The employment program might consist of a temporary waiver of the payroll tax on employees under the age of 25 (among whom the unemployment rate now approaches a socially dangerous 35%) together with a modest tax credit for construction of accessory apartments in owner-occupied homes, which would stimulate the home improvement industry. Similar dispensations might be offered to newly organized land readjustment associations to redevelop urban and suburban blighted areas.

All this involves not feeding existing bureaucracies but dissolving them. This may be thought impossible, but the Roosevelt administration accomplished this quite successfully in a number of instances: the Glass-Steagall Act, the Public Utility Holding Company Act, the repeal of prohibition.

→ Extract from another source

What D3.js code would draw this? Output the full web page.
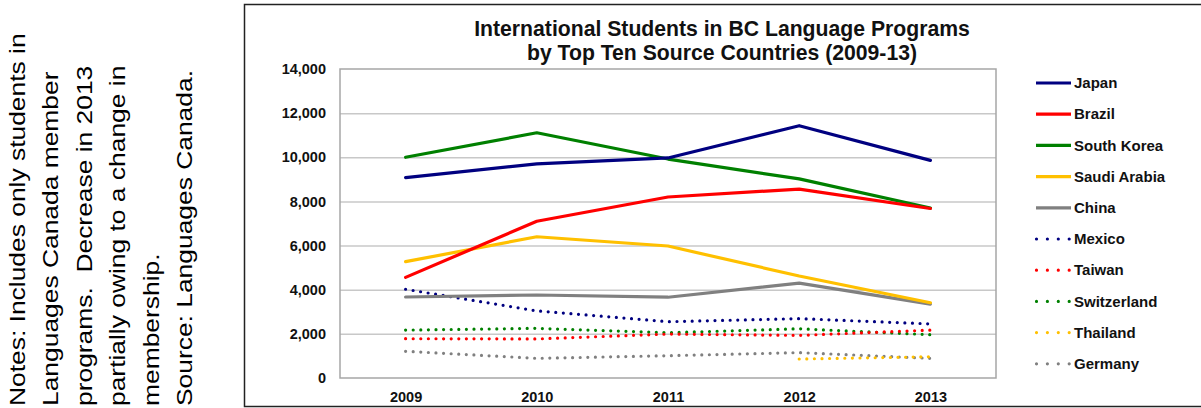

If the Administration is willing to take on its public employee clients, it can acquire portions of the Perot-Tea Party constituency. If it is willing to take on its construction industry clients, it can foster pollution control, land-use reform, infrastructure improvement, and the renewal of cities. If it is willing to take on teachers’ unions, there are large constituencies in both inner cities and suburbs that will be pleased. There are also decisive suburban constituencies that do not favor recklessness in foreign policy or the militarization of law enforcement.

Mr. Obama has often taken the path of least resistance by pandering to the reactionaries in his own party and ignoring the fiscal realities and administrative difficulties of reform. His has been less of a reform administration than one that has subsidized defenders of a reckless and irresponsible status quo. He can now survive and prevail only by daring even more greatly, and getting serious about managing his government. The public would like to see him succeed with serious efforts to attack the real problems that threaten the financial survival and administrative integrity of the plethora of programs that now define Washington’s social policy.